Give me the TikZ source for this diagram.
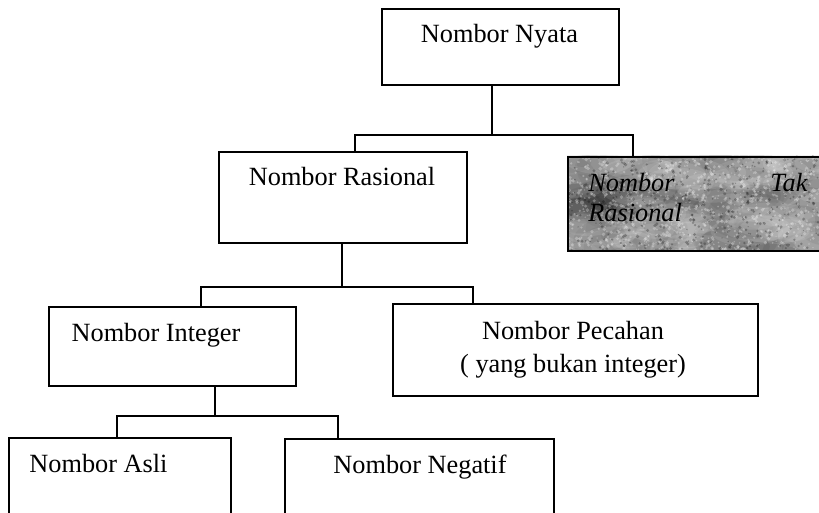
\documentclass[tikz,border=0pt]{standalone}
\usepackage{fontspec}
\setmainfont{Liberation Serif}
\begin{document}
\begin{tikzpicture}[x=0.5pt,y=-0.5pt,
  box/.style={draw=black, line width=1.1pt, rectangle, inner sep=0pt, anchor=north west},
  txt/.style={inner sep=0pt, font=\fontsize{13.15}{16.5}\selectfont},
  conn/.style={draw=black, line width=1.1pt}]
\useasboundingbox (0,0) rectangle (819,513);
\fill[white] (0,0) rectangle (819,513);

% textured grey box background
\fill[black!40] (567,156) rectangle (830,250);
\begin{scope}
  \clip (567,156) rectangle (830,250);
  \pgfmathsetseed{7}
  \foreach \i in {1,...,60}{
    \pgfmathsetmacro\rx{567+263*rnd}
    \pgfmathsetmacro\ry{156+94*rnd}
    \pgfmathsetmacro\rr{10+20*rnd}
    \fill[black, opacity=0.07] (\rx,\ry) ellipse[x radius=1.6*\rr, y radius=\rr];
  }
  \foreach \i in {1,...,60}{
    \pgfmathsetmacro\rx{567+263*rnd}
    \pgfmathsetmacro\ry{156+94*rnd}
    \pgfmathsetmacro\rr{6+12*rnd}
    \fill[white, opacity=0.10] (\rx,\ry) ellipse[x radius=2.5*\rr, y radius=\rr];
  }
  \foreach \i in {1,...,1000}{
    \pgfmathsetmacro\rx{567+263*rnd}
    \pgfmathsetmacro\ry{156+94*rnd}
    \pgfmathsetmacro\rr{0.6+1.4*rnd}
    \fill[white, opacity=0.28] (\rx,\ry) circle[radius=\rr];
  }
  \foreach \i in {1,...,500}{
    \pgfmathsetmacro\rx{567+263*rnd}
    \pgfmathsetmacro\ry{156+94*rnd}
    \pgfmathsetmacro\rr{0.6+1.2*rnd}
    \fill[black, opacity=0.25] (\rx,\ry) circle[radius=\rr];
  }
\end{scope}

% boxes
\node[box, minimum width=118.5pt, minimum height=38pt] (nyata) at (381,8) {};
\node[box, minimum width=124pt, minimum height=45.5pt] (rasional) at (218,151) {};
\node[box, minimum width=131.5pt, minimum height=47pt] (tak) at (567,156) {};
\node[box, minimum width=123.5pt, minimum height=39.5pt] (integer) at (48,306) {};
\node[box, minimum width=182.5pt, minimum height=46pt] (pecahan) at (392,303) {};
\node[box, minimum width=111pt, minimum height=46.5pt] (asli) at (8,437) {};
\node[box, minimum width=134.5pt, minimum height=46pt] (negatif) at (284,438) {};

% texts
\node[txt] (tnyata) at (499.5,36) {Nombor Nyata};
\node[txt] (trasional) at (342,177) {Nombor Rasional};
\node[txt, anchor=base west, text width=109.5pt, align=justify,
      font=\fontsize{13.15}{15}\selectfont\itshape] (ttak) at (588,192)
      {\hyphenpenalty=10000 \mbox{Nombor} \mbox{Tak} \mbox{Rasional}};
\node[txt] (tinteger) at (156,335) {Nombor Integer};
\node[txt, anchor=base, align=center] (tpecahan) at (573,372) {Nombor Pecahan\\( yang bukan integer)};
\node[txt, anchor=base] (tasli) at (98.5,472) {Nombor Asli};
\node[txt, anchor=base] (tnegatif) at (420,473) {Nombor Negatif};

% junctions
\coordinate (j1) at (492,135);
\coordinate (j2) at (342,287);
\coordinate (j3) at (215,416);
\coordinate (ra) at (355,151);
\coordinate (ta) at (633,156);
\coordinate (ia) at (201,306);
\coordinate (pa) at (473,303);
\coordinate (aa) at (117,437);
\coordinate (na) at (338,438);

% connectors
\draw[conn] (nyata.south -| j1) -- (j1);
\draw[conn] (ra) |- (j1) -| (ta);
\draw[conn] (rasional.south -| j2) -- (j2);
\draw[conn] (ia) |- (j2) -| (pa);
\draw[conn] (integer.south -| j3) -- (j3);
\draw[conn] (aa) |- (j3) -| (na);
\end{tikzpicture}
\end{document}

○ ○ ○

**AIM OF THE TASK**
Are you able to set down all the lines above exactly, without any pictures?

**WRITTEN ANSWER**
Give me the TikZ source for this diagram.
\documentclass[tikz,border=0pt]{standalone}
\usepackage{fontspec}
\setmainfont{Liberation Serif}
\begin{document}
\begin{tikzpicture}[x=0.5pt,y=-0.5pt,
  box/.style={draw=black, line width=1.1pt, rectangle, inner sep=0pt, anchor=north west},
  txt/.style={inner sep=0pt, font=\fontsize{13.15}{16.5}\selectfont},
  conn/.style={draw=black, line width=1.1pt}]
\useasboundingbox (0,0) rectangle (819,513);
\fill[white] (0,0) rectangle (819,513);

% textured grey box background
\fill[black!40] (567,156) rectangle (830,250);
\begin{scope}
  \clip (567,156) rectangle (830,250);
  \pgfmathsetseed{7}
  \foreach \i in {1,...,60}{
    \pgfmathsetmacro\rx{567+263*rnd}
    \pgfmathsetmacro\ry{156+94*rnd}
    \pgfmathsetmacro\rr{10+20*rnd}
    \fill[black, opacity=0.07] (\rx,\ry) ellipse[x radius=1.6*\rr, y radius=\rr];
  }
  \foreach \i in {1,...,60}{
    \pgfmathsetmacro\rx{567+263*rnd}
    \pgfmathsetmacro\ry{156+94*rnd}
    \pgfmathsetmacro\rr{6+12*rnd}
    \fill[white, opacity=0.10] (\rx,\ry) ellipse[x radius=2.5*\rr, y radius=\rr];
  }
  \foreach \i in {1,...,1000}{
    \pgfmathsetmacro\rx{567+263*rnd}
    \pgfmathsetmacro\ry{156+94*rnd}
    \pgfmathsetmacro\rr{0.6+1.4*rnd}
    \fill[white, opacity=0.28] (\rx,\ry) circle[radius=\rr];
  }
  \foreach \i in {1,...,500}{
    \pgfmathsetmacro\rx{567+263*rnd}
    \pgfmathsetmacro\ry{156+94*rnd}
    \pgfmathsetmacro\rr{0.6+1.2*rnd}
    \fill[black, opacity=0.25] (\rx,\ry) circle[radius=\rr];
  }
\end{scope}

% boxes
\node[box, minimum width=118.5pt, minimum height=38pt] (nyata) at (381,8) {};
\node[box, minimum width=124pt, minimum height=45.5pt] (rasional) at (218,151) {};
\node[box, minimum width=131.5pt, minimum height=47pt] (tak) at (567,156) {};
\node[box, minimum width=123.5pt, minimum height=39.5pt] (integer) at (48,306) {};
\node[box, minimum width=182.5pt, minimum height=46pt] (pecahan) at (392,303) {};
\node[box, minimum width=111pt, minimum height=46.5pt] (asli) at (8,437) {};
\node[box, minimum width=134.5pt, minimum height=46pt] (negatif) at (284,438) {};

% texts
\node[txt] (tnyata) at (499.5,36) {Nombor Nyata};
\node[txt] (trasional) at (342,177) {Nombor Rasional};
\node[txt, anchor=base west, text width=109.5pt, align=justify,
      font=\fontsize{13.15}{15}\selectfont\itshape] (ttak) at (588,192)
      {\hyphenpenalty=10000 \mbox{Nombor} \mbox{Tak} \mbox{Rasional}};
\node[txt] (tinteger) at (156,335) {Nombor Integer};
\node[txt, anchor=base, align=center] (tpecahan) at (573,372) {Nombor Pecahan\\( yang bukan integer)};
\node[txt, anchor=base] (tasli) at (98.5,472) {Nombor Asli};
\node[txt, anchor=base] (tnegatif) at (420,473) {Nombor Negatif};

% junctions
\coordinate (j1) at (492,135);
\coordinate (j2) at (342,287);
\coordinate (j3) at (215,416);
\coordinate (ra) at (355,151);
\coordinate (ta) at (633,156);
\coordinate (ia) at (201,306);
\coordinate (pa) at (473,303);
\coordinate (aa) at (117,437);
\coordinate (na) at (338,438);

% connectors
\draw[conn] (nyata.south -| j1) -- (j1);
\draw[conn] (ra) |- (j1) -| (ta);
\draw[conn] (rasional.south -| j2) -- (j2);
\draw[conn] (ia) |- (j2) -| (pa);
\draw[conn] (integer.south -| j3) -- (j3);
\draw[conn] (aa) |- (j3) -| (na);
\end{tikzpicture}
\end{document}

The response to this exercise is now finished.